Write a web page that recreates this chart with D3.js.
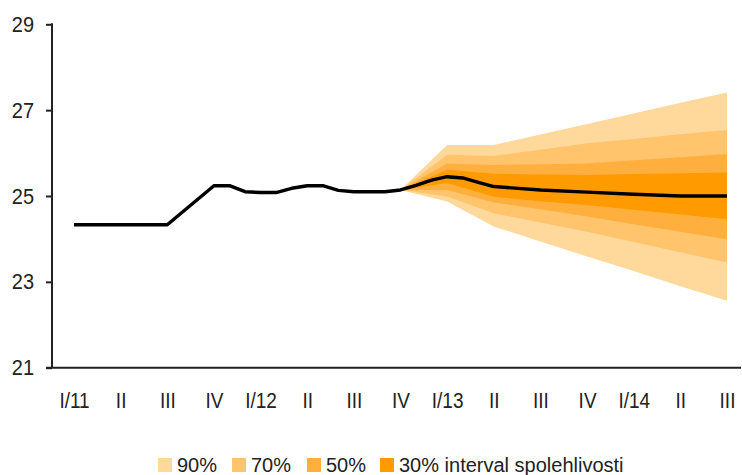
<!DOCTYPE html>
<html>
<head>
<meta charset="utf-8">
<script src="https://cdn.jsdelivr.net/npm/d3@7"></script>
<style>
  body { margin: 0; background: #fff; }
  svg { display: block; font-family: "Liberation Sans", Arial, sans-serif; }
</style>
</head>
<body>
<svg id="chart" width="742" height="475"></svg>
<script>
// quarter labels on the x axis (one per quarter, months 0,3,...,42)
var quarterLabels = ["I/11","II","III","IV","I/12","II","III","IV","I/13","II","III","IV","I/14","II","III"];

// actual values (month index from I/2011)
var histMonth = [0, 6, 9, 10, 11, 12, 13, 14, 15, 16, 17, 18, 19, 20, 21];
var histValue = [24.33, 24.33, 25.24, 25.24, 25.10, 25.08, 25.08, 25.18, 25.24, 25.24, 25.13, 25.10, 25.10, 25.10, 25.14];

// forecast centre line
var fcMonth = [21, 22, 23, 24, 25, 26, 27, 30, 33, 36, 39, 42];
var fcValue = [25.14, 25.25, 25.37, 25.45, 25.42, 25.32, 25.22, 25.14, 25.09, 25.04, 25.00, 25.00];

// fan chart bounds, per quarter from IV/12 to III/14
var fanMonth = [21, 24, 27, 30, 33, 36, 39, 42];
var hi90 = [25.14, 26.19, 26.19, 26.43, 26.68, 26.92, 27.17, 27.41];
var lo90 = [25.14, 24.87, 24.29, 23.94, 23.59, 23.25, 22.90, 22.56];
var hi70 = [25.14, 25.96, 25.93, 26.08, 26.23, 26.33, 26.44, 26.54];
var lo70 = [25.14, 24.99, 24.60, 24.38, 24.17, 23.93, 23.69, 23.45];
var hi50 = [25.14, 25.76, 25.72, 25.74, 25.76, 25.83, 25.90, 25.98];
var lo50 = [25.14, 25.14, 24.85, 24.69, 24.52, 24.34, 24.17, 23.99];
var hi30 = [25.14, 25.61, 25.52, 25.50, 25.49, 25.51, 25.53, 25.55];
var lo30 = [25.14, 25.30, 24.98, 24.88, 24.79, 24.68, 24.57, 24.46];

var bandNames = ["90%", "70%", "50%", "30% interval spolehlivosti"];
var bandColors = ["#FFD89B", "#FFC46C", "#FFAF3E", "#FF9A00"];

var svg = d3.select("#chart");

var x = d3.scaleLinear().domain([0, 42]).range([74, 727]);
var y = d3.scaleLinear().domain([21, 29]).range([367.7, 24.3]);

// fan bands
var bands = [[lo90, hi90], [lo70, hi70], [lo50, hi50], [lo30, hi30]];
var area = d3.area()
  .x(function(d) { return x(d.m); })
  .y0(function(d) { return y(d.lo); })
  .y1(function(d) { return y(d.hi); });

bands.forEach(function(b, i) {
  var pts = fanMonth.map(function(m, j) { return { m: m, lo: b[0][j], hi: b[1][j] }; });
  svg.append("path")
    .datum(pts)
    .attr("d", area)
    .attr("fill", bandColors[i]);
});

// line
var line = d3.line()
  .x(function(d) { return x(d[0]); })
  .y(function(d) { return y(d[1]); });

var lineData = histMonth.map(function(m, i) { return [m, histValue[i]]; })
  .concat(fcMonth.slice(1).map(function(m, i) { return [m, fcValue[i + 1]]; }));

svg.append("path")
  .datum(lineData)
  .attr("d", line)
  .attr("fill", "none")
  .attr("stroke", "#000")
  .attr("stroke-width", 3.4)
  .attr("stroke-linejoin", "round");

// Y axis
var yAxis = svg.append("g")
  .attr("transform", "translate(52,0)")
  .call(d3.axisLeft(y).tickValues([21, 23, 25, 27, 29]).tickSize(6).tickPadding(12).tickFormat(d3.format("d")));
yAxis.select(".domain").remove();
yAxis.selectAll(".tick line").attr("stroke", "#222").attr("stroke-width", 2);
yAxis.selectAll("text").attr("font-size", 20).attr("fill", "#222")
  .attr("font-family", "Liberation Sans, Arial, sans-serif")
  .attr("transform", "scale(1,1.1)");
svg.append("line")
  .attr("x1", 52).attr("x2", 52)
  .attr("y1", y(29) - 1).attr("y2", y(21))
  .attr("stroke", "#222").attr("stroke-width", 2);

// X axis
var xAxis = svg.append("g")
  .attr("transform", "translate(0," + y(21) + ")")
  .call(d3.axisBottom(x)
    .tickValues(d3.range(0, 43, 3))
    .tickSize(0)
    .tickPadding(20)
    .tickFormat(function(d, i) { return quarterLabels[i]; }));
xAxis.select(".domain").remove();
xAxis.selectAll("text").attr("font-size", 19).attr("fill", "#222")
  .attr("font-family", "Liberation Sans, Arial, sans-serif")
  .attr("transform", "scale(1,1.2)");
svg.append("line")
  .attr("x1", 46).attr("x2", 741)
  .attr("y1", y(21)).attr("y2", y(21))
  .attr("stroke", "#222").attr("stroke-width", 2);

// legend
var legendX = [158, 232, 307, 380];
var legend = svg.append("g");
bandNames.forEach(function(name, i) {
  legend.append("rect")
    .attr("x", legendX[i]).attr("y", 458)
    .attr("width", 14).attr("height", 14)
    .attr("fill", bandColors[i]);
  legend.append("text")
    .attr("x", legendX[i] + 19).attr("y", 472)
    .attr("font-size", 20)
    .attr("fill", "#222")
    .text(name);
});
</script>
</body>
</html>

Stated exercise:
Transcribe the material exactly, keeping every word and none of the pictures.

Completed task:
Write a web page that recreates this chart with D3.js.
<!DOCTYPE html>
<html>
<head>
<meta charset="utf-8">
<script src="https://cdn.jsdelivr.net/npm/d3@7"></script>
<style>
  body { margin: 0; background: #fff; }
  svg { display: block; font-family: "Liberation Sans", Arial, sans-serif; }
</style>
</head>
<body>
<svg id="chart" width="742" height="475"></svg>
<script>
// quarter labels on the x axis (one per quarter, months 0,3,...,42)
var quarterLabels = ["I/11","II","III","IV","I/12","II","III","IV","I/13","II","III","IV","I/14","II","III"];

// actual values (month index from I/2011)
var histMonth = [0, 6, 9, 10, 11, 12, 13, 14, 15, 16, 17, 18, 19, 20, 21];
var histValue = [24.33, 24.33, 25.24, 25.24, 25.10, 25.08, 25.08, 25.18, 25.24, 25.24, 25.13, 25.10, 25.10, 25.10, 25.14];

// forecast centre line
var fcMonth = [21, 22, 23, 24, 25, 26, 27, 30, 33, 36, 39, 42];
var fcValue = [25.14, 25.25, 25.37, 25.45, 25.42, 25.32, 25.22, 25.14, 25.09, 25.04, 25.00, 25.00];

// fan chart bounds, per quarter from IV/12 to III/14
var fanMonth = [21, 24, 27, 30, 33, 36, 39, 42];
var hi90 = [25.14, 26.19, 26.19, 26.43, 26.68, 26.92, 27.17, 27.41];
var lo90 = [25.14, 24.87, 24.29, 23.94, 23.59, 23.25, 22.90, 22.56];
var hi70 = [25.14, 25.96, 25.93, 26.08, 26.23, 26.33, 26.44, 26.54];
var lo70 = [25.14, 24.99, 24.60, 24.38, 24.17, 23.93, 23.69, 23.45];
var hi50 = [25.14, 25.76, 25.72, 25.74, 25.76, 25.83, 25.90, 25.98];
var lo50 = [25.14, 25.14, 24.85, 24.69, 24.52, 24.34, 24.17, 23.99];
var hi30 = [25.14, 25.61, 25.52, 25.50, 25.49, 25.51, 25.53, 25.55];
var lo30 = [25.14, 25.30, 24.98, 24.88, 24.79, 24.68, 24.57, 24.46];

var bandNames = ["90%", "70%", "50%", "30% interval spolehlivosti"];
var bandColors = ["#FFD89B", "#FFC46C", "#FFAF3E", "#FF9A00"];

var svg = d3.select("#chart");

var x = d3.scaleLinear().domain([0, 42]).range([74, 727]);
var y = d3.scaleLinear().domain([21, 29]).range([367.7, 24.3]);

// fan bands
var bands = [[lo90, hi90], [lo70, hi70], [lo50, hi50], [lo30, hi30]];
var area = d3.area()
  .x(function(d) { return x(d.m); })
  .y0(function(d) { return y(d.lo); })
  .y1(function(d) { return y(d.hi); });

bands.forEach(function(b, i) {
  var pts = fanMonth.map(function(m, j) { return { m: m, lo: b[0][j], hi: b[1][j] }; });
  svg.append("path")
    .datum(pts)
    .attr("d", area)
    .attr("fill", bandColors[i]);
});

// line
var line = d3.line()
  .x(function(d) { return x(d[0]); })
  .y(function(d) { return y(d[1]); });

var lineData = histMonth.map(function(m, i) { return [m, histValue[i]]; })
  .concat(fcMonth.slice(1).map(function(m, i) { return [m, fcValue[i + 1]]; }));

svg.append("path")
  .datum(lineData)
  .attr("d", line)
  .attr("fill", "none")
  .attr("stroke", "#000")
  .attr("stroke-width", 3.4)
  .attr("stroke-linejoin", "round");

// Y axis
var yAxis = svg.append("g")
  .attr("transform", "translate(52,0)")
  .call(d3.axisLeft(y).tickValues([21, 23, 25, 27, 29]).tickSize(6).tickPadding(12).tickFormat(d3.format("d")));
yAxis.select(".domain").remove();
yAxis.selectAll(".tick line").attr("stroke", "#222").attr("stroke-width", 2);
yAxis.selectAll("text").attr("font-size", 20).attr("fill", "#222")
  .attr("font-family", "Liberation Sans, Arial, sans-serif")
  .attr("transform", "scale(1,1.1)");
svg.append("line")
  .attr("x1", 52).attr("x2", 52)
  .attr("y1", y(29) - 1).attr("y2", y(21))
  .attr("stroke", "#222").attr("stroke-width", 2);

// X axis
var xAxis = svg.append("g")
  .attr("transform", "translate(0," + y(21) + ")")
  .call(d3.axisBottom(x)
    .tickValues(d3.range(0, 43, 3))
    .tickSize(0)
    .tickPadding(20)
    .tickFormat(function(d, i) { return quarterLabels[i]; }));
xAxis.select(".domain").remove();
xAxis.selectAll("text").attr("font-size", 19).attr("fill", "#222")
  .attr("font-family", "Liberation Sans, Arial, sans-serif")
  .attr("transform", "scale(1,1.2)");
svg.append("line")
  .attr("x1", 46).attr("x2", 741)
  .attr("y1", y(21)).attr("y2", y(21))
  .attr("stroke", "#222").attr("stroke-width", 2);

// legend
var legendX = [158, 232, 307, 380];
var legend = svg.append("g");
bandNames.forEach(function(name, i) {
  legend.append("rect")
    .attr("x", legendX[i]).attr("y", 458)
    .attr("width", 14).attr("height", 14)
    .attr("fill", bandColors[i]);
  legend.append("text")
    .attr("x", legendX[i] + 19).attr("y", 472)
    .attr("font-size", 20)
    .attr("fill", "#222")
    .text(name);
});
</script>
</body>
</html>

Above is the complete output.